Criatividade é uma competência humana
Quando percorro o caminho de minha casa até a universidade, dentro do T7 ou do 429, passo por locais que fizeram parte de minha infância. Hoje, voltando para casa, desci do ônibus uma parada antes e congelei esse sentimento de nostalgia na foto que ilustra o post deste texto no instagram.
Parado ali, lembrei da Vó Cida morando no prédio em cima do Trianon. Foi nesse lugar, convivendo com alunos da UFRGS quando eu tinha uns 10 anos, que aprendi sobre a banda Pink Floyd. Foi também ali que ouvi pela primeira vez a Ipanema. Ali que celebrei o tricampeonato brasileiro do Inter.
No outro lado da rua, morava minha tia Li. Nessa época íamos a pé até o Zaffari Ipiranga, onde era possível comprar discos de vinil. No prédio da esquina, que foi o “Dosul”, com seu carimbador maluco, e recentemente um mercado Nacional, fazíamos compras e íamos no restaurante do segundo andar. Um pouco mais para a frente era a tabacaria que tinha os melhores jogadores de futebol de botão e as revistinhas que eu amava ler.
Estou traçando este cenário para pensarmos em como o avançar do tempo, a evolução da tecnologia e o afastamento do analógico, nos levou para um lugar um pouco mais padronizado, exato, etéreo e igual para todos.
As sensações que tínhamos, cada um em seu bairro, no espaço público que compartilhávamos, eram diferentes e reverberavam em tudo que fazíamos: das brincadeiras a lição de casa, do concreto a nossa imaginação.
Hoje, se imagina pouco.
Buscamos conforto em espaços que nos levam para além do lugar que vivemos: o jogo do celular, a interação via rede social, o não lugar.
Os dois pés que se sujavam nos espaços públicos hoje estão dentro presos em estruturas físicas. Caixas que se sobrepõe a outras caixas e que nos afastam do lugar real.

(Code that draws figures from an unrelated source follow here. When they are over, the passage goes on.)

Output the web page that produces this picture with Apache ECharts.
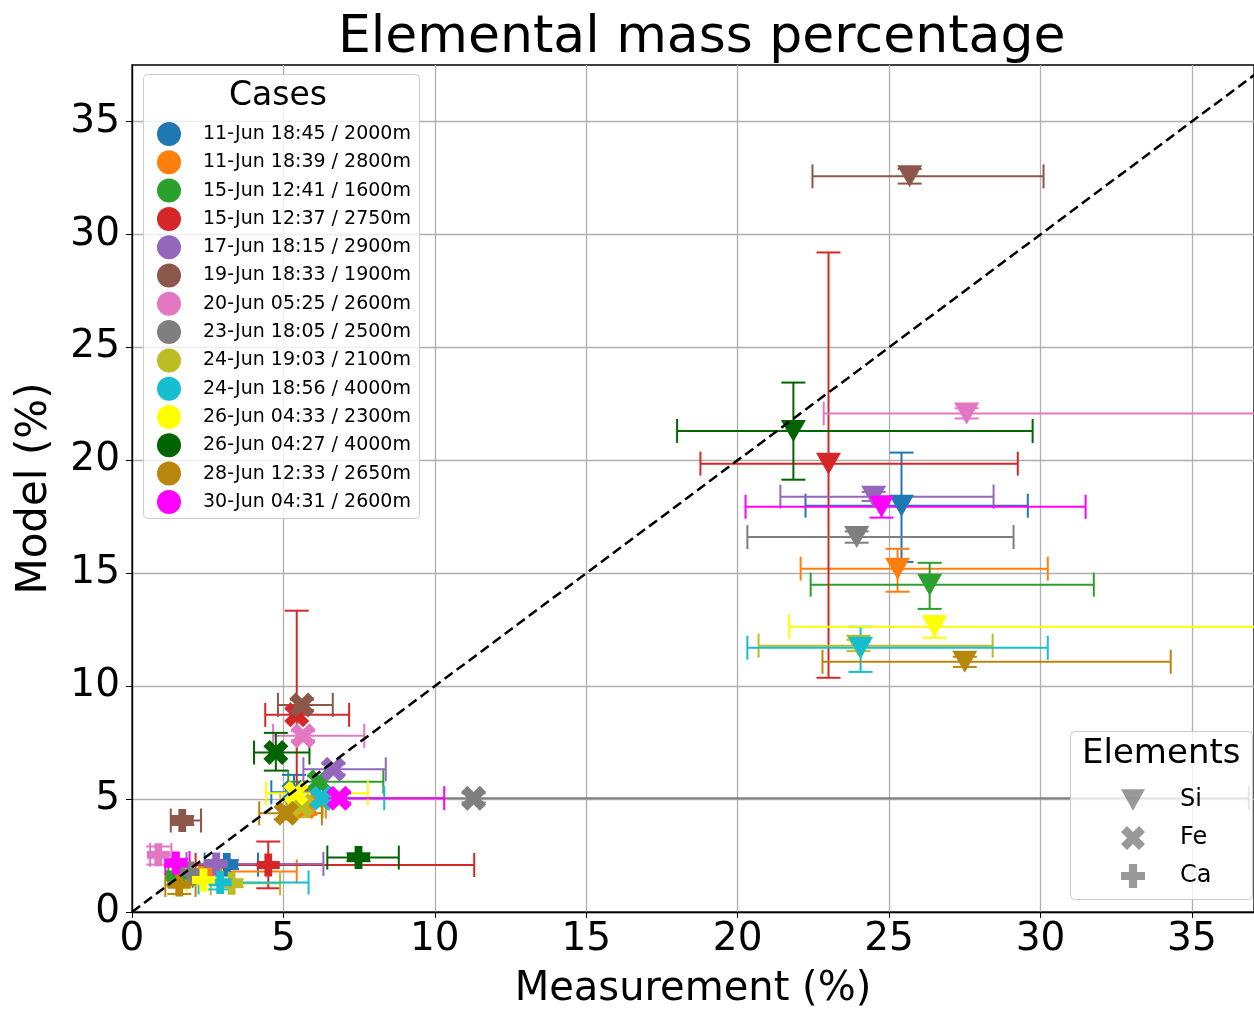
<!DOCTYPE html>
<html>
<head>
<meta charset="utf-8">
<title>Elemental mass percentage</title>
<script src="https://cdn.jsdelivr.net/npm/echarts@6/dist/echarts.min.js"></script>
<style>
  html, body { margin: 0; padding: 0; background: #fff; }
  #main { width: 1254px; height: 1011px; }
</style>
</head>
<body>
<div id="main"></div>
<script>
// cases, in legend order
var cases = [
  '11-Jun 18:45 / 2000m', '11-Jun 18:39 / 2800m', '15-Jun 12:41 / 1600m',
  '15-Jun 12:37 / 2750m', '17-Jun 18:15 / 2900m', '19-Jun 18:33 / 1900m',
  '20-Jun 05:25 / 2600m', '23-Jun 18:05 / 2500m', '24-Jun 19:03 / 2100m',
  '24-Jun 18:56 / 4000m', '26-Jun 04:33 / 2300m', '26-Jun 04:27 / 4000m',
  '28-Jun 12:33 / 2650m', '30-Jun 04:31 / 2600m'
];
var caseColors = [
  '#1f77b4', '#ff7f0e', '#2ca02c', '#d62728', '#9467bd', '#8c564b', '#e377c2',
  '#7f7f7f', '#bcbd22', '#17becf', '#ffff00', '#006400', '#b8860b', '#ff00ff'
];

// one row per case: [measured, model, xLow, xHigh, yLow, yHigh]
var siData = [
  [25.41, 17.99, 22.24, 29.58, 15.50, 20.34],
  [25.28, 15.20, 22.08, 30.24, 14.18, 16.08],
  [26.34, 14.49, 22.41, 31.76, 13.42, 15.46],
  [23.00, 19.85, 18.77, 29.25, 10.37, 29.20],
  [24.49, 18.39, 21.41, 28.45, 18.20, 18.60],
  [25.68, 32.57, 22.47, 30.10, 32.25, 32.90],
  [27.56, 22.07, 22.84, 40.00, 21.85, 22.30],
  [23.93, 16.60, 20.32, 29.11, 16.35, 16.85],
  [23.99, 11.79, 20.69, 28.42, 11.55, 12.05],
  [24.06, 11.70, 20.32, 30.24, 10.63, 12.63],
  [26.50, 12.63, 21.70, 40.00, 12.14, 13.10],
  [21.84, 21.30, 18.00, 29.74, 19.14, 23.44],
  [27.50, 11.08, 22.80, 34.30, 10.85, 11.30],
  [24.75, 17.94, 20.26, 31.49, 17.46, 18.40]
];
var feData = [
  [5.35, 5.30, 4.60, 6.20, 4.60, 6.07],
  [5.72, 4.67, 5.10, 6.40, 4.30, 5.00],
  [6.18, 5.77, 5.16, 8.30, 5.50, 6.00],
  [5.44, 8.73, 4.40, 7.17, 5.40, 13.34],
  [6.65, 6.32, 5.66, 8.38, 6.10, 6.55],
  [5.61, 9.17, 4.82, 6.63, 8.95, 9.40],
  [5.65, 7.80, 4.66, 7.67, 7.60, 8.00],
  [11.28, 5.04, 6.50, 36.88, 4.85, 5.25],
  [5.60, 4.70, 4.90, 6.30, 4.20, 4.95],
  [6.27, 5.04, 5.50, 8.33, 4.80, 5.30],
  [5.41, 5.26, 4.43, 7.79, 5.00, 5.50],
  [4.75, 7.06, 4.03, 5.86, 6.26, 7.93],
  [5.09, 4.37, 4.20, 6.27, 4.10, 4.65],
  [6.84, 5.04, 5.94, 10.31, 4.85, 5.25]
];
var caData = [
  [3.13, 2.10, 2.40, 4.16, 1.90, 2.30],
  [2.58, 1.79, 1.90, 5.44, 1.60, 2.00],
  [1.50, 1.60, 1.20, 2.00, 1.40, 1.80],
  [4.50, 2.08, 2.10, 11.30, 1.05, 3.12],
  [2.78, 2.13, 1.80, 6.32, 1.95, 2.30],
  [1.66, 4.05, 1.28, 2.28, 3.85, 4.25],
  [0.87, 2.53, 0.60, 1.30, 2.10, 2.90],
  [1.92, 1.73, 1.50, 2.40, 1.55, 1.90],
  [3.29, 1.27, 2.60, 4.89, 1.10, 1.45],
  [2.91, 1.31, 2.20, 5.83, 1.00, 1.60],
  [2.36, 1.42, 1.80, 3.00, 1.25, 1.60],
  [7.48, 2.41, 6.45, 8.81, 2.25, 2.60],
  [1.56, 1.20, 1.10, 2.10, 0.80, 1.50],
  [1.45, 2.17, 1.10, 1.90, 2.00, 2.35]
];

var elements = ['Si', 'Fe', 'Ca'];
var xTicks = [0, 5, 10, 15, 20, 25, 30, 35];
var yTicks = [0, 5, 10, 15, 20, 25, 30, 35];
var diagonal = [[0, 0], [40, 40]];

// marker shapes: triangle down, filled X, filled plus
var symTri = 'path://M0,0L20,0L10,18Z';
var symX = 'path://M2.5,0L5,2.5L7.5,0L10,2.5L7.5,5L10,7.5L7.5,10L5,7.5L2.5,10L0,7.5L2.5,5L0,2.5Z';
var symPlus = 'path://M3.3,0H6.7V3.3H10V6.7H6.7V10H3.3V6.7H0V3.3H3.3Z';
var elemSymbols = [symTri, symX, symPlus];
var elemSizes = [[25, 22], 25, 23];
var elemRows = [siData, feData, caData];

var font = 'DejaVu Sans';

function errorBar(params, api) {
  var x = api.value(0), y = api.value(1);
  var l = api.coord([api.value(2), y]);
  var r = api.coord([api.value(3), y]);
  var b = api.coord([x, api.value(4)]);
  var t = api.coord([x, api.value(5)]);
  var st = { stroke: api.visual('color'), lineWidth: 2 };
  var cap = 12;
  function seg(x1, y1, x2, y2) {
    return { type: 'line', shape: { x1: x1, y1: y1, x2: x2, y2: y2 }, style: st };
  }
  return {
    type: 'group',
    children: [
      seg(l[0], l[1], r[0], r[1]),
      seg(l[0], l[1] - cap, l[0], l[1] + cap),
      seg(r[0], r[1] - cap, r[0], r[1] + cap),
      seg(b[0], b[1], t[0], t[1]),
      seg(b[0] - cap, b[1], b[0] + cap, b[1]),
      seg(t[0] - cap, t[1], t[0] + cap, t[1])
    ]
  };
}

var series = [];
cases.forEach(function (name, i) {
  var rows = elemRows.map(function (arr) { return arr[i]; });
  series.push({
    name: name,
    type: 'custom',
    renderItem: errorBar,
    clip: true,
    itemStyle: { color: caseColors[i] },
    encode: { x: 0, y: 1 },
    data: rows,
    silent: true
  });
  series.push({
    name: name,
    type: 'scatter',
    itemStyle: { color: caseColors[i], opacity: 1 },
    data: rows.map(function (r, k) {
      return { value: [r[0], r[1]], symbol: elemSymbols[k], symbolSize: elemSizes[k] };
    })
  });
});
elements.forEach(function (el, k) {
  series.push({
    name: el, type: 'scatter', data: [],
    symbol: elemSymbols[k], itemStyle: { color: '#808080' }
  });
});
series.push({
  type: 'line',
  data: diagonal,
  symbol: 'none',
  silent: true,
  clip: true,
  z: 5,
  lineStyle: { color: '#000', width: 2.5, type: [10, 5] }
});

var chart = echarts.init(document.getElementById('main'));
chart.setOption({
  animation: false,
  backgroundColor: '#fff',
  title: {
    text: 'Elemental mass percentage',
    left: 333,
    top: 7,
    textStyle: { fontFamily: font, fontSize: 52, fontWeight: 'normal', color: '#000' }
  },
  grid: {
    left: 132, top: 65, right: 0, bottom: 99,
    outerBoundsMode: 'none',
    show: true, borderColor: '#000', borderWidth: 1.3
  },
  xAxis: {
    type: 'value', min: 0, max: 37.05, interval: 5,
    name: 'Measurement (%)', nameLocation: 'middle', nameGap: 58,
    nameTextStyle: { fontFamily: font, fontSize: 40, color: '#000' },
    axisLine: { show: true, lineStyle: { color: '#000', width: 1.3 } },
    axisTick: { show: true, length: 6, lineStyle: { color: '#000' }, customValues: xTicks },
    axisLabel: { fontFamily: font, fontSize: 39, color: '#000', margin: 8, customValues: xTicks },
    splitLine: { show: true, lineStyle: { color: '#b0b0b0', width: 1.3 } }
  },
  yAxis: {
    type: 'value', min: 0, max: 37.5, interval: 5,
    name: 'Model (%)', nameLocation: 'middle', nameGap: 76,
    nameTextStyle: { fontFamily: font, fontSize: 42, color: '#000' },
    axisLine: { show: true, lineStyle: { color: '#000', width: 1.3 } },
    axisTick: { show: true, length: 6, lineStyle: { color: '#000' }, customValues: yTicks },
    axisLabel: { fontFamily: font, fontSize: 39, color: '#000', margin: 12, customValues: yTicks },
    splitLine: { show: true, lineStyle: { color: '#b0b0b0', width: 1.3 } }
  },
  legend: [
    {
      data: cases.map(function (n) { return { name: n, icon: 'circle' }; }),
      orient: 'vertical', left: 143, top: 76,
      itemWidth: 24, itemHeight: 24, itemGap: 4.3,
      padding: [46, 9, 7, 14],
      selectedMode: false, z: 12,
      textStyle: { fontFamily: font, fontSize: 19, color: '#000', padding: [0, 0, 0, 17] }
    },
    {
      data: elements.map(function (n, k) { return { name: n, icon: elemSymbols[k] }; }),
      orient: 'vertical', left: 1070, top: 733,
      itemWidth: 24, itemHeight: 24, itemGap: 14,
      padding: [55, 10, 13, 51],
      selectedMode: false, z: 12,
      textStyle: { fontFamily: font, fontSize: 24, color: '#000', padding: [0, 0, 0, 30] }
    }
  ],
  graphic: [
    {
      type: 'rect', z: 10, left: 143, top: 74,
      shape: { width: 276, height: 444, r: 4 },
      style: { fill: 'rgba(255,255,255,0.8)', stroke: '#cccccc', lineWidth: 1 }
    },
    {
      type: 'text', z: 11, left: 229, top: 80,
      style: { text: 'Cases', font: '33px "DejaVu Sans"', fill: '#000' }
    },
    {
      type: 'rect', z: 10, left: 1070, top: 731,
      shape: { width: 182, height: 168, r: 4 },
      style: { fill: 'rgba(255,255,255,0.8)', stroke: '#cccccc', lineWidth: 1 }
    },
    {
      type: 'text', z: 11, left: 1082, top: 737,
      style: { text: 'Elements', font: '34px "DejaVu Sans"', fill: '#000' }
    }
  ],
  series: series
});
</script>
</body>
</html>
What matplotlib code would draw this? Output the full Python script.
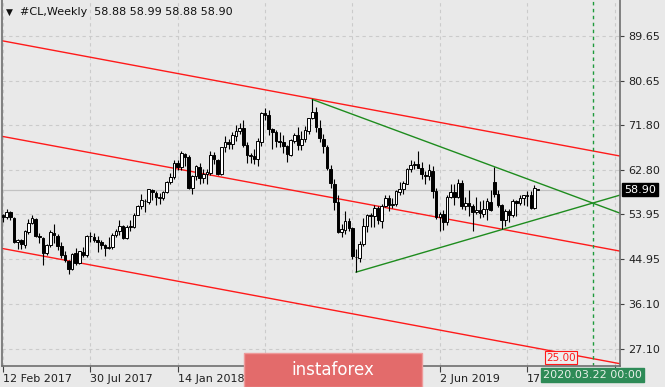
import numpy as np
import matplotlib
matplotlib.use("Agg")
import matplotlib.pyplot as plt
from matplotlib.patches import Rectangle
from matplotlib.transforms import blended_transform_factory

# Weekly #CL candles, first bar = week of 12 Feb 2017
opens = [
    53.85, 53.40, 54.40, 53.20, 48.40, 48.80, 47.80, 50.50, 52.20, 53.10,
    49.60, 49.30, 46.20, 47.80, 50.30, 49.70, 47.60, 45.80, 44.70, 43.00,
    46.20, 44.20, 46.50, 45.80, 49.70, 49.50, 48.80, 48.50, 47.80, 47.30,
    47.50, 49.90, 50.60, 51.60, 49.30, 51.40, 51.50, 53.90, 55.60, 56.70,
    56.50, 58.90, 58.30, 57.30, 57.30, 58.40, 60.40, 61.40, 64.20, 63.40,
    66.10, 65.40, 59.20, 61.60, 63.50, 61.30, 62.00, 62.30, 65.80, 64.90,
    62.00, 67.40, 68.40, 68.10, 69.70, 70.70, 71.30, 67.80, 65.70, 65.70,
    65.00, 68.50, 74.10, 73.80, 71.00, 70.40, 68.60, 68.50, 67.60, 65.90,
    68.70, 69.80, 67.80, 69.00, 70.70, 73.20, 74.30, 71.30, 69.10, 67.50,
    63.10, 60.10, 56.50, 50.40, 50.90, 52.60, 51.20, 45.50, 45.30, 48.00,
    51.60, 53.80, 53.70, 55.20, 52.70, 55.60, 57.20, 55.80, 56.00, 58.50,
    59.00, 60.10, 63.10, 63.90, 64.00, 63.30, 61.90, 61.60, 62.70, 58.60,
    53.50, 54.10, 52.50, 57.40, 58.50, 57.50, 60.20, 55.60, 56.20, 55.60,
    54.50, 54.80, 54.10, 55.10, 56.50, 60.50, 58.10, 55.90, 52.80, 54.70,
    53.80, 56.60, 56.20, 57.20, 57.70, 57.80, 55.20, 58.88,
]
highs = [
    54.00, 54.94, 54.60, 53.40, 49.00, 49.00, 50.85, 52.94, 53.76, 53.30,
    50.20, 49.50, 48.00, 50.76, 52.00, 50.00, 48.50, 46.60, 44.90, 46.31,
    47.32, 46.70, 47.40, 49.81, 50.43, 50.22, 49.70, 48.80, 48.10, 49.42,
    50.21, 51.00, 52.86, 51.90, 51.76, 52.80, 54.20, 55.76, 57.92, 57.00,
    59.05, 59.05, 58.70, 58.30, 58.57, 60.51, 62.21, 64.77, 64.89, 66.66,
    66.30, 65.90, 61.89, 63.73, 64.25, 63.00, 62.92, 66.66, 66.50, 65.00,
    67.45, 69.56, 68.97, 70.46, 71.89, 72.30, 72.83, 68.50, 66.30, 67.10,
    69.30, 74.46, 75.27, 74.70, 71.20, 70.90, 70.40, 69.90, 67.80, 69.00,
    70.25, 71.40, 70.55, 71.60, 73.25, 76.90, 75.45, 72.80, 69.95, 67.85,
    63.83, 60.96, 57.80, 52.00, 54.55, 53.27, 51.40, 47.00, 48.67, 53.31,
    53.96, 54.30, 55.75, 55.70, 55.99, 57.81, 57.88, 57.20, 58.74, 60.39,
    60.60, 63.25, 64.79, 64.64, 66.60, 64.32, 62.60, 63.93, 63.60, 59.30,
    54.50, 54.80, 57.88, 59.93, 60.10, 60.94, 60.74, 57.40, 58.82, 56.00,
    57.47, 56.62, 56.90, 57.14, 58.76, 63.38, 58.80, 56.10, 54.97, 54.95,
    56.92, 56.90, 57.88, 57.87, 58.60, 58.55, 59.85, 58.99,
]
lows = [
    52.40, 53.00, 52.80, 48.30, 47.09, 47.01, 47.30, 50.00, 52.10, 49.50,
    48.20, 43.76, 45.80, 47.50, 48.20, 46.90, 45.20, 44.36, 42.05, 42.80,
    43.90, 44.10, 45.40, 45.40, 48.40, 48.50, 46.50, 47.00, 45.58, 47.00,
    47.00, 49.40, 49.90, 49.10, 49.00, 50.71, 51.30, 53.80, 55.00, 54.48,
    56.00, 56.75, 55.82, 56.10, 56.90, 58.30, 60.10, 61.00, 62.75, 62.80,
    63.67, 58.95, 58.07, 60.82, 60.07, 60.21, 59.95, 61.90, 64.10, 61.84,
    61.80, 66.40, 67.00, 67.10, 68.60, 70.10, 67.50, 64.22, 64.30, 64.00,
    63.59, 67.70, 72.70, 69.85, 67.03, 67.40, 67.50, 66.30, 64.43, 65.70,
    68.30, 66.90, 66.80, 68.50, 70.10, 73.00, 70.50, 68.50, 66.25, 62.80,
    59.26, 54.75, 50.15, 49.41, 50.08, 50.60, 45.00, 42.36, 44.35, 47.56,
    50.40, 51.33, 51.33, 52.00, 51.23, 55.50, 54.52, 55.20, 55.60, 57.80,
    58.00, 60.10, 62.50, 63.10, 63.30, 60.99, 60.04, 60.90, 57.30, 53.05,
    50.60, 50.72, 51.75, 57.20, 55.90, 57.20, 55.00, 54.80, 53.60, 50.52,
    54.00, 53.20, 53.50, 52.80, 54.70, 57.50, 55.40, 50.99, 51.60, 52.45,
    53.50, 53.53, 55.80, 55.85, 55.60, 55.00, 55.10, 58.88,
]
closes = [
    53.40, 54.45, 53.33, 48.49, 48.78, 47.97, 50.60, 52.24, 53.18, 49.62,
    49.33, 46.22, 47.84, 50.33, 49.80, 47.66, 45.83, 44.74, 43.01, 46.04,
    44.23, 46.54, 45.77, 49.71, 49.58, 48.82, 48.51, 47.87, 47.29, 47.48,
    49.89, 50.66, 51.67, 49.29, 51.45, 51.47, 53.90, 55.64, 56.74, 56.55,
    58.95, 58.36, 57.36, 57.30, 58.47, 60.42, 61.44, 64.30, 63.37, 66.14,
    65.45, 59.20, 61.68, 63.55, 61.25, 62.04, 62.34, 65.88, 64.94, 62.06,
    67.39, 68.38, 68.10, 69.72, 70.70, 71.28, 67.88, 65.81, 65.74, 65.06,
    68.58, 74.15, 73.80, 71.01, 70.46, 68.69, 68.49, 67.63, 65.91, 68.72,
    69.80, 67.75, 68.99, 70.78, 73.25, 74.34, 71.34, 69.12, 67.59, 63.14,
    60.19, 56.46, 50.42, 50.93, 52.61, 51.20, 45.59, 45.33, 47.96, 51.59,
    53.80, 53.69, 55.26, 52.72, 55.59, 57.26, 55.80, 56.07, 58.52, 59.04,
    60.14, 63.08, 63.89, 64.00, 63.30, 61.94, 61.66, 62.76, 58.63, 53.50,
    54.10, 52.51, 57.43, 58.47, 57.51, 60.21, 55.63, 56.20, 55.66, 54.50,
    54.87, 54.17, 55.10, 56.52, 54.85, 58.09, 55.91, 52.81, 54.70, 53.78,
    56.66, 56.20, 57.24, 57.72, 57.77, 55.17, 59.20, 58.90,
]

# time scale: a label every 24 bars; two are hidden under the watermark and
# the last one is cut by the time tag in the reference
x_ticks = [0, 24, 48, 72, 96, 120, 144, 168]
x_labels = ["12 Feb 2017", "30 Jul 2017", "14 Jan 2018", "", "", "2 Jun 2019", "17", ""]
y_ticks = [89.65, 80.65, 71.80, 62.80, 53.95, 44.95, 36.10, 27.10]
y_labels = ["89.65", "80.65", "71.80", "62.80", "53.95", "44.95", "36.10", "27.10"]

# trend lines as (bar, price) anchors
red_top = [(0, 88.6), (169.5, 65.6)]
red_mid = [(0, 69.5), (169.5, 46.6)]
red_low = [(0, 47.1), (169.5, 24.1)]
green_upper = [(85, 76.9), (162, 56.2)]   # ray from the 2018 high
green_lower = [(97, 42.4), (162, 56.2)]   # ray from the 2018 low
vline_bar = 162
last_price = 58.90
header = "#CL,Weekly  58.88 58.99 58.88 58.90"

W, H = 665, 387
X_MIN, X_MAX = -0.275, 169.5
Y_MIN, Y_MAX = 23.64, 96.78
BG = "#e9e9e9"

fig = plt.figure(figsize=(W / 100, H / 100), dpi=100, facecolor=BG)
ax = fig.add_axes([2 / W, 21 / H, 618 / W, 366 / H])
ax.set_facecolor(BG)
ax.set_xlim(X_MIN, X_MAX)
ax.set_ylim(Y_MIN, Y_MAX)

# grid
for gx in x_ticks:
    ax.axvline(gx, color="#cbcbcb", lw=0.8, ls=(0, (3, 3)), zorder=0)
for gy in y_ticks:
    ax.axhline(gy, color="#cbcbcb", lw=0.8, ls=(0, (3, 3)), zorder=0)

# bid line
ax.axhline(last_price, color="#c2c2c2", lw=0.9, zorder=1)

# candles
o, h, l, c = (np.asarray(a) for a in (opens, highs, lows, closes))
idx = np.arange(len(c))
up = c >= o
ax.vlines(idx, l, h, color="black", lw=0.8, zorder=3)
body_lo = np.minimum(o, c)
body_h = np.maximum(np.abs(c - o), 0.12)
ax.bar(idx[up], body_h[up], bottom=body_lo[up], width=0.72,
       facecolor="white", edgecolor="black", linewidth=0.7, zorder=4)
ax.bar(idx[~up], body_h[~up], bottom=body_lo[~up], width=0.72,
       facecolor="black", edgecolor="black", linewidth=0.7, zorder=4)

# channel lines
for line in (red_top, red_mid, red_low):
    ax.axline(line[0], line[1], color="#ff1a1a", lw=1.0, zorder=2)

# triangle rays
for (x1, y1), (x2, y2) in (green_upper, green_lower):
    k = (y2 - y1) / (x2 - x1)
    ax.plot([x1, X_MAX], [y1, y1 + k * (X_MAX - x1)], color="#1e8c1e", lw=1.0, zorder=2)

ax.axvline(vline_bar, color="#1e9a3c", lw=1.0, ls=(0, (2.5, 2.5)), zorder=2)

# axes look
ax.spines["top"].set_visible(False)
for side in ("left", "right", "bottom"):
    ax.spines[side].set_color("#6e6e6e")
    ax.spines[side].set_linewidth(1.2)

ax.yaxis.tick_right()
ax.set_yticks(y_ticks)
ax.set_yticklabels(y_labels)
ax.tick_params(axis="y", length=3, width=0.8, color="#404040", labelsize=8,
               pad=3, labelcolor="#202020")
ax.set_xticks(x_ticks)
ax.set_xticklabels(x_labels, ha="left")
ax.tick_params(axis="x", length=4, width=0.8, color="#404040", labelsize=8,
               pad=1.5, labelcolor="#202020")

# last price tag on the price scale
tr = blended_transform_factory(ax.transAxes, ax.transData)
ax.text(1.0 + 4 / 618, last_price, "58.90", transform=tr, ha="left", va="center",
        fontsize=8, color="white", clip_on=False, zorder=10,
        bbox=dict(boxstyle="square,pad=0.15", facecolor="black", edgecolor="black"))

# price label of the lower channel line
ax.text(149.3, 25.3, "25.00", ha="left", va="center", fontsize=7.5, color="#ff1a1a",
        zorder=6, bbox=dict(boxstyle="square,pad=0.12", facecolor="#eeeeee",
                            edgecolor="#ff1a1a", linewidth=0.8))

# time tag of the vertical line, on the time scale row
tt = blended_transform_factory(ax.transData, fig.transFigure)
ax.text(vline_bar, 1 - 375 / H, "2020.03.22 00:00", transform=tt, ha="center",
        va="center", fontsize=8, color="#e8f0e8", clip_on=False, zorder=10,
        bbox=dict(boxstyle="square,pad=0.2", facecolor="#2e8b57", edgecolor="#2e8b57"))

# header
fig.text(6 / W, 1 - 12 / H, "\u25bc", fontsize=6.5, va="center", ha="left", color="#111111")
fig.text(20 / W, 1 - 12 / H, header, fontsize=8, va="center", ha="left", color="#111111")

# watermark
fig.add_artist(Rectangle((244 / W, 0), 178 / W, 34 / H, transform=fig.transFigure,
                         facecolor="#e36b6b", edgecolor="#ee9a9a", lw=1.0, zorder=5))
fig.text(333 / W, 17 / H, "instaforex", fontsize=12, color="white", ha="center",
         va="center", zorder=6)

fig.savefig("out.png", dpi=100, facecolor=BG)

Vivemos em espaços que não existem na realidade e nos quais somos, apenas, mais um. Buscamos viver em lugares que nos apagam na busca por nos colocar em padrões estabelecidos. Padrões de consumo, de uso, de possibilidades. Avenidas virtuais que levam para o mesmo lugar.
Mas a rua não é assim.
No mundo real, somos únicos.
As calçadas revelam a possibilidade do encontro, a possibilidade de ver algo único, de se maravilhar com a beleza natural que está presente em cada centímetro da cidade.
Mas quem olha? Apenas passamos.
Uma pergunta que nos ajuda a entender esse contexto, é a que deixo aqui para vocês: Quanto caminhamos essa semana? Por favor, para responder essa pergunta, exclua o tempo que você “saiu para caminhar”.
Como podemos ser criativos se vivemos nos mesmos lugares virtuais que todos os outros?
A criatividade é uma competência humana e não é através das máquinas que vamos desenvolvê-la.
Precisamos retomar o real, revelar nossa imperfeição, mas também nossa capacidade de nos maravilharmos com o que vemos, com o que sentimos. Cada dia é diferente, cada esquina se transforma a partir do fluxo que recebe. é nesses espaços, nesses lugares de construção coletiva, de pertencimento, que podemos nos provocar a pensar diferente, refletir, e criar. Acho bem difícil termos novas ideias na repetição de zeros e uns que povoa nosso dia.
Mas quando saímos desse lugar, nem o céu nos limita.